Economia

Pomigliano, Marchionne: "Se non c'è l'accordo si ammazza l'industria"

Marchionne: "Mi dispiace che ci sia tutta questa polemica su un accordo che doveva essere fondamentalmente estremamente semplice". Poi: "Basta scioperi quando c'è la Nazionale". Il 22 giugno il referendum

Pomigliano, Marchionne: 
"Se non c'è l'accordo 
si ammazza l'industria"

Vicenza - "Mi dispiace che ci sia tutta questa polemica su un accordo che doveva essere fondamentalmente estremamente semplice". E' quanto ha detto l’amministratore delegato del Lingotto, Sergio Marchionne a proposito del referendum tra gli operai di Pomigliano previsto il 22 giugno. Poi tuona: "Se la vogliamo ammazzare me lo dite, lo facciamo, sono disposto a fare quello che vogliono gli altri. L’Italia non avrà un futuro manifatturiero, l’industria non esisterà piu".

Il dispiacere di Marchionne A Marchionne è stato poi chiesto se ci sono stati segnali dalla Fiom. Il manager ha risposto: "No, le posizioni sono state prese e sono piuttosto chiare". Ai cronisti che poi gli chiedevano su che percentuali si aspetti l’esito del referendum, l’ad ha aggiunto senza voler fornire cifre: "Una percentuale tale da permetterci di poter utilizzare lo stabilimento". Marchionne ha poi sottolineato in merito alla vicenda: "Mi aspetto un esito positivo, vediamo cosa succede". "Gli operai del gruppo Fiat - ha tuonato l'ad del Lingotto - devono smetterla di inventare scioperi proprio quando gioca la Nazionale, perché se si continua a prendersi per i fondelli il Lingotto non sarà più interessato a produrre in Italia". "Stiamo discutendo un discorso teorico su un affronto alla Costituzione italiana: stiamo scherzando?". "Lunedì scorso - ha sottolineato il numero uno del Lingotto - lo stabilimento di Termini Imerese è andato in sciopero e l’unica ragione era che stava giocando la nazionale italiana. Cerchiamo di smetterla di prenderci per i fondelli: come lo fanno a Termini, l’hanno fatto a Pomigliano e lo fanno in tutti gli stabilimenti italiani. O facciamo il nostro lavoro seriamente - ha concluso - o la Fiat non è interessata".

Le accuse alla Fiom "Come industriale non mi riconosco nei discorsi fatti dalla Fiom: non è la Fiat che gestiamo noi, non è la Fiat che esiste. Parliamo di mondi diversi, è proprio un discorso completamente sballato - ha affermato Marchionne - noi abbiamo bisogno come in America di parlare con un solo interlocutore, non dodici.
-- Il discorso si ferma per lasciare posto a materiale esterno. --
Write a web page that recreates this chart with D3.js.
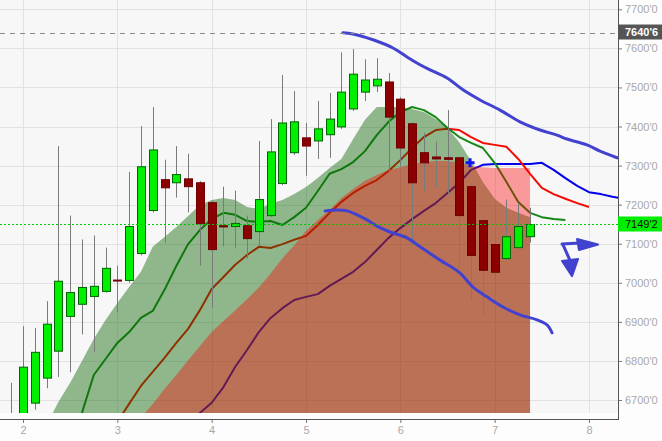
<!DOCTYPE html>
<html><head><meta charset="utf-8">
<script src="https://cdn.jsdelivr.net/npm/d3@7"></script>
<style>html,body{margin:0;padding:0;background:#fdfdfd;} svg{display:block;}</style>
</head><body><svg id="c" width="662" height="441"></svg>
<script>
// ---------- DATA ----------
const barTimes = [1.875, 2.000, 2.125, 2.250, 2.375, 2.500, 2.625, 2.750, 2.875, 3.000, 3.125, 3.250, 3.375,
  3.500, 3.625, 3.750, 3.875, 4.000, 4.125, 4.250, 4.375, 4.500, 4.625, 4.750, 4.875, 5.000, 5.125, 5.250,
  5.375, 5.500, 5.625, 5.750, 5.875, 6.000, 6.125, 6.250, 6.375, 6.500, 6.625, 6.750, 6.875, 7.000, 7.125,
  7.250, 7.375, 7.500, 7.625, 7.750, 7.875, 8.000, 8.125, 8.250, 8.375];

const opens  = [6650, 6640, 6692, 6756, 6825, 6914, 6945, 6965, 6978, 7007, 7006, 7075, 7185, 7264, 7256,
  7266, 7256, 7205, 7146, 7144, 7146, 7131, 7172, 7254, 7333, 7371, 7363, 7379, 7399, 7445, 7488, 7504,
  7514, 7470, 7407, 7333, 7322, 7320, 7320, 7246, 7159, 7098, 7062, 7090, 7118];
const highs  = [6744, 6889, 6884, 6953, 7350, 7172, 7111, 7121, 7090, 7044, 7284, 7401, 7450, 7315, 7350,
  7330, 7260, 7210, 7246, 7236, 7172, 7363, 7419, 7532, 7491, 7409, 7465, 7486, 7590, 7598, 7572, 7575,
  7537, 7475, 7410, 7384, 7361, 7442, 7322, 7250, 7162, 7110, 7213, 7205, 7192];
const lows   = [6560, 6620, 6675, 6730, 6759, 6771, 6868, 6822, 6975, 6924, 7000, 7070, 7180, 7103, 7218,
  7180, 7044, 6935, 7093, 7088, 7062, 7095, 7168, 7250, 7327, 7274, 7317, 7320, 7394, 7440, 7465, 7488,
  7284, 7297, 7098, 7236, 7243, 7225, 7039, 6953, 6914, 6965, 7058, 7088, 7103];
const closes = [6600, 6784, 6822, 6894, 7004, 6975, 6988, 6991, 7037, 7005, 7144, 7297, 7340, 7243, 7277,
  7246, 7151, 7085, 7143, 7152, 7113, 7213, 7335, 7409, 7412, 7350, 7394, 7419, 7488, 7534, 7519, 7521,
  7424, 7345, 7256, 7307, 7317, 7316, 7172, 7070, 7032, 7027, 7118, 7144, 7149.2];

const N = null;
const greenBand = [N, N, N, 6636, 6695, 6744, 6800, 6856, 6905, 6948, 6989, 7028, 7092, 7117, 7143, 7171,
  7199, 7212, 7217, 7212, 7194, 7189, 7202, 7212, 7227, 7245, 7268, 7294, 7317, 7368, 7417, 7450, 7450,
  7450, 7445, 7437, 7419, 7396, 7360, 7312, 7258, 7215, 7192, 7179, 7168, N, N, N, N, N, N, N, N];
const redBand = [N, N, N, N, N, N, N, N, N, N, N, 6654, 6690, 6728, 6764, 6802, 6838, 6874, 6902, 6930,
  6958, 6988, 7024, 7063, 7096, 7133, 7161, 7186, 7217, 7240, 7261, 7276, 7289, 7296, 7304, 7309, 7312,
  7312, 7307, 7299, 7296, 7294, 7294, 7294, 7294, N, N, N, N, N, N, N, N];
const lips = [N, N, N, N, N, 6600, 6667, 6764, 6805, 6846, 6874, 6910, 6928, 6982, 7043, 7099, 7135, 7163,
  7179, 7174, 7158, 7156, 7158, 7148, 7168, 7192, 7235, 7279, 7291, 7309, 7337, 7378, 7412, 7437, 7450,
  7442, 7424, 7396, 7373, 7358, 7345, 7307, 7258, 7207, 7179, 7168, 7163, 7161, N, N, N, N, N];
const teeth = [N, N, N, N, N, N, N, N, N, 6644, 6690, 6736, 6772, 6808, 6846, 6882, 6930, 6984, 7015, 7046,
  7071, 7092, 7089, 7099, 7110, 7120, 7148, 7179, 7207, 7230, 7248, 7263, 7286, 7314, 7345, 7373, 7391,
  7394, 7391, 7373, 7358, 7353, 7348, 7317, 7279, 7243, 7227, 7215, 7204, 7194, N, N, N];
const jaw = [N, N, N, N, N, N, N, N, N, N, N, N, N, N, N, 6640, 6667, 6693, 6733, 6785, 6828, 6874, 6910,
  6935, 6956, 6964, 6971, 6992, 7010, 7028, 7053, 7084, 7115, 7140, 7163, 7184, 7204, 7230, 7256, 7289,
  7302, 7304, 7304, 7304, 7304, 7307, 7289, 7268, 7248, 7232, 7227, 7220, 7215];

// hand-drawn annotations [time, price]
const upperTrend = [[5.392, 7640], [5.498, 7637], [5.710, 7622], [5.922, 7601], [6.071, 7578], [6.209, 7558],
  [6.315, 7545], [6.495, 7524], [6.664, 7494], [6.845, 7468], [7.057, 7442], [7.269, 7412], [7.481, 7391],
  [7.661, 7378], [7.767, 7368], [7.979, 7353], [8.117, 7337], [8.297, 7320]];
const lowerTrend = [[5.202, 7184], [5.329, 7186], [5.435, 7184], [5.541, 7174], [5.647, 7161], [5.753, 7145],
  [5.891, 7130], [6.071, 7115], [6.209, 7092], [6.421, 7058], [6.633, 7025], [6.770, 6989], [6.919, 6964],
  [7.089, 6938], [7.269, 6918], [7.449, 6905], [7.555, 6892], [7.608, 6872]];
const arrowRightStroke = [[7.714, 7099], [7.905, 7102]];
const arrowRightHead = [[7.873, 7112], [8.096, 7098], [7.894, 7084]];
const arrowDownStroke = [[7.725, 7097], [7.820, 7046]];
const arrowDownHead = [[7.714, 7056], [7.884, 7061], [7.820, 7017]];
const crossMarker = [6.739, 7307];

const refLevel = 7640.6;
const lastPrice = 7149.2;
const yTicks = [6700, 6800, 6900, 7000, 7100, 7200, 7300, 7400, 7500, 7600, 7700];
const xTicks = [2, 3, 4, 5, 6, 7, 8];

// ---------- LAYOUT ----------
const W = 662, H = 441, plotW = 618, plotH = 413, axisY = 419;
const svg = d3.select("#c");
const x = d3.scaleLinear().domain([2, 8]).range([23, 589]);
const y = d3.scaleLinear().domain([6700, 7700]).range([400, 9.3]);
const fmt = v => d3.format(".1f")(v).replace(".", "'");
const FONT = "'Liberation Sans', Arial, sans-serif";

svg.append("rect").attr("width", W).attr("height", H).attr("fill", "#fdfdfd");
svg.append("rect").attr("width", plotW).attr("height", plotH).attr("fill", "#f7f7f7");

svg.append("defs").append("clipPath").attr("id", "clip")
  .append("rect").attr("width", plotW).attr("height", plotH);

const grid = svg.append("g").attr("stroke", "#e2e2e2").attr("stroke-width", 1);
grid.selectAll("line.h").data(yTicks).join("line")
  .attr("x1", 0).attr("x2", plotW).attr("y1", d => Math.round(y(d)) + 0.5).attr("y2", d => Math.round(y(d)) + 0.5);
grid.selectAll("line.v").data(xTicks).join("line")
  .attr("y1", 0).attr("y2", plotH).attr("x1", d => Math.round(x(d)) + 0.5).attr("x2", d => Math.round(x(d)) + 0.5);

const g = svg.append("g").attr("clip-path", "url(#clip)");
const pts = arr => barTimes.map((t, k) => [t, arr[k]]);
const line = d3.line().defined(d => d[1] != null).x(d => x(d[0])).y(d => y(d[1]));
const area = d3.area().defined(d => d[1] != null).x(d => x(d[0])).y0(plotH).y1(d => y(d[1]));

// moving-average lines (under the translucent bands)
[[jaw, "rgb(0,0,235)"], [teeth, "rgb(245,10,0)"], [lips, "rgb(20,135,20)"]].forEach(([arr, c]) => {
  g.append("path").attr("d", line(pts(arr))).attr("fill", "none").attr("stroke", c)
    .attr("stroke-width", 2).attr("stroke-linejoin", "round");
});
g.append("path").attr("d", area(pts(greenBand))).attr("fill", "rgb(10,100,0)").attr("fill-opacity", 0.43);
g.append("path").attr("d", area(pts(redBand))).attr("fill", "rgb(255,0,0)").attr("fill-opacity", 0.38);

// candles
const candles = opens.map((o, k) => ({t: barTimes[k], o, h: highs[k], l: lows[k], c: closes[k]}));
const cg = g.append("g");
cg.selectAll("line.wick").data(candles).join("line")
  .attr("x1", d => Math.round(x(d.t)) + 0.5).attr("x2", d => Math.round(x(d.t)) + 0.5)
  .attr("y1", d => y(d.h)).attr("y2", d => y(d.l))
  .attr("stroke", "#7a7a7a").attr("stroke-width", 1);
cg.selectAll("rect.body").data(candles).join("rect")
  .attr("x", d => Math.round(x(d.t)) - 3.5)
  .attr("width", 8)
  .attr("y", d => y(Math.max(d.o, d.c)))
  .attr("height", d => Math.max(1, Math.abs(y(d.o) - y(d.c))))
  .attr("fill", d => d.c >= d.o ? "#00f000" : "#8b0000")
  .attr("stroke", d => d.c >= d.o ? "#006400" : "#700000")
  .attr("stroke-width", 1);

// annotations
const ann = "rgb(66,66,208)";
const aLine = d3.line().x(d => x(d[0])).y(d => y(d[1])).curve(d3.curveCatmullRom);
[upperTrend, lowerTrend, arrowRightStroke, arrowDownStroke].forEach(a => {
  g.append("path").attr("d", aLine(a)).attr("fill", "none").attr("stroke", ann)
    .attr("stroke-width", 3).attr("stroke-linecap", "round").attr("stroke-linejoin", "round");
});
[arrowRightHead, arrowDownHead].forEach(a => {
  g.append("path").attr("d", d3.line().x(d => x(d[0])).y(d => y(d[1]))(a) + "Z")
    .attr("fill", ann).attr("stroke", ann).attr("stroke-width", 2).attr("stroke-linejoin", "round");
});
const cx = x(crossMarker[0]), cy = y(crossMarker[1]);
g.append("path").attr("d", `M${cx - 4.5},${cy}H${cx + 4.5}M${cx},${cy - 4.5}V${cy + 4.5}`)
  .attr("stroke", "rgb(20,20,240)").attr("stroke-width", 3);

// reference lines
g.append("line").attr("x1", 0).attr("x2", plotW).attr("y1", Math.round(y(refLevel)) + 0.5).attr("y2", Math.round(y(refLevel)) + 0.5)
  .attr("stroke", "#8a8a8a").attr("stroke-dasharray", "5,5");
g.append("line").attr("x1", 0).attr("x2", plotW).attr("y1", Math.round(y(lastPrice)) + 0.5).attr("y2", Math.round(y(lastPrice)) + 0.5)
  .attr("stroke", "rgb(0,200,0)").attr("stroke-dasharray", "2,2");

// axes
const yAxis = svg.append("g").attr("transform", `translate(${plotW},0)`)
  .call(d3.axisRight(y).tickValues(yTicks).tickSize(4).tickPadding(3).tickFormat(fmt));
yAxis.select(".domain").remove();
yAxis.selectAll("line").attr("stroke", "#777");
yAxis.selectAll("text").attr("fill", "#a8a8a8").style("font", `11px ${FONT}`);

const xAxis = svg.append("g").attr("transform", `translate(0,${axisY})`)
  .call(d3.axisBottom(x).tickValues(xTicks).tickSize(4).tickPadding(3).tickFormat(d3.format("d")));
xAxis.select(".domain").remove();
xAxis.selectAll("line").attr("stroke", "#777");
xAxis.selectAll("text").attr("fill", "#a8a8a8").style("font", `11px ${FONT}`);

svg.append("line").attr("x1", plotW + 0.5).attr("x2", plotW + 0.5).attr("y1", 0).attr("y2", axisY + 0.5)
  .attr("stroke", "#555").attr("stroke-width", 1);
svg.append("line").attr("x1", 0).attr("x2", plotW + 1).attr("y1", axisY + 0.5).attr("y2", axisY + 0.5)
  .attr("stroke", "#555").attr("stroke-width", 1);

// price labels
function tag(v, bg, fg, weight) {
  const yy = y(v);
  svg.append("rect").attr("x", plotW).attr("y", yy - 8).attr("width", W - plotW).attr("height", 15).attr("fill", bg);
  svg.append("text").attr("x", plotW + 7).attr("y", yy).attr("dy", "0.35em").attr("fill", fg)
    .style("font", `${weight} 11px ${FONT}`).text(fmt(v));
}
tag(refLevel, "#555555", "#ffffff", "bold");
tag(lastPrice, "#00ee00", "#111111", "normal");
</script></body></html>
Anche il fatto che i nostri operai si siano divisi in gruppetti dà fastidio e non è la cosa più efficiente". "Non si può andare avanti così - ha concluso Marchionne - se per portare una macchina in Italia bisogna parlare con dieci persone: è una cosa incredibile, mai vista.

Se la Fiat non avesse voluto bene a questo Paese, non avrebbe mai fatto una mossa simile".